Diane asked me if Luther really wrote all that’s being attributed to him, so much Luther are we hearing! I trust this anniversary has given you some new insights not only into the Reformer but especially into our Savior and holy faith.
The most sobering thing I’ve learned is what Luther wrote on grace. Pauline scholar John Barclay wrote, “In (Martin) Luther’s eyes, those who are especially pious are liable to a kind of super-sized sin, because they are all the more confident that their excellent works of righteousness will obtain the favor of God” (Paul and the Gift, 104).
From Luther himself: “The man who imagines that he will come to grace by doing whatever he is able to do is adding sin to sin. Therefore he becomes doubly guilty. Nor is speaking in this way giving any cause of despair; it is rather moving men to humble themselves and to seek the grace of Christ. Certain it is that man must completely despair of himself in order to become fit to receive the grace of Christ,” (Heidelberg 16-18).
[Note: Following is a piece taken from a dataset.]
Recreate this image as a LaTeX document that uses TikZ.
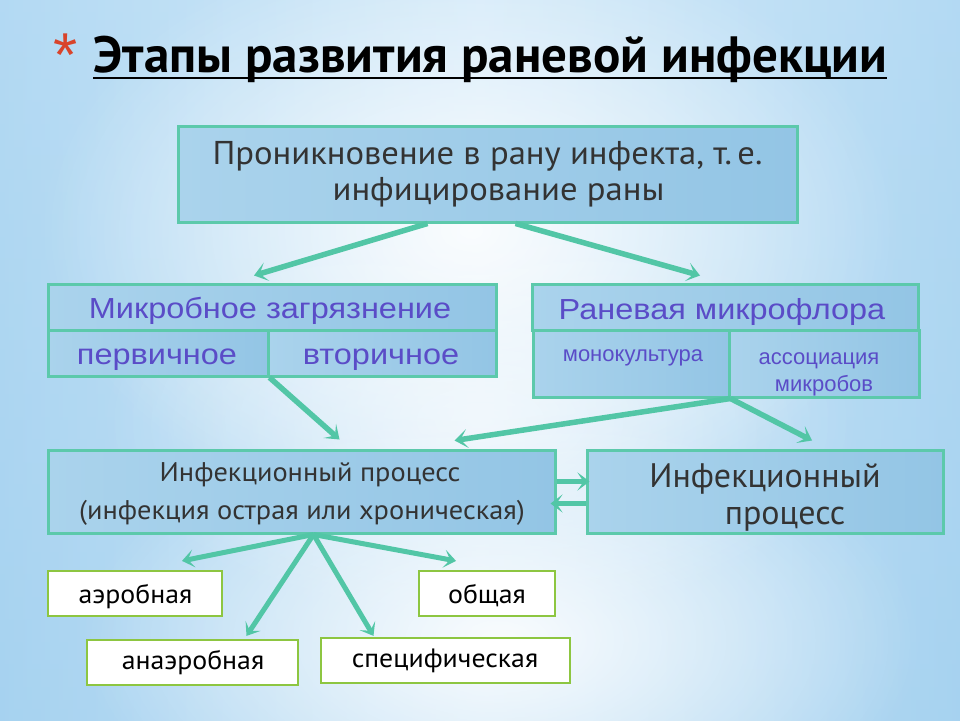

John Barclay again: “Paul’s theology of gift (grace) is re-preached (by Luther) to effect the perpetual conversion of believers, who need to learn over and again to receive the gift of God and to banish the false opinion that their works will merit salvation. The gospel constitutes a mission to the self and a daily return to baptism” (571).
Special thanks to Concordia Seminary’s world-class Department of Historical Theology for all they’ve done for Reformation 500. Drs. Charles Arand, Gerhard Bode, Timothy Dost, Erik Herrmann, Robert Kolb, Paul Robinson and Robert Rosin are a great blessing in this mission of our Savior.
If anyone is liable to a super-sized self-image, it’s we who work in the church. May we be graced to lead with the proper spirit, “God, be merciful to me, a sinner!” (Luke 18:13).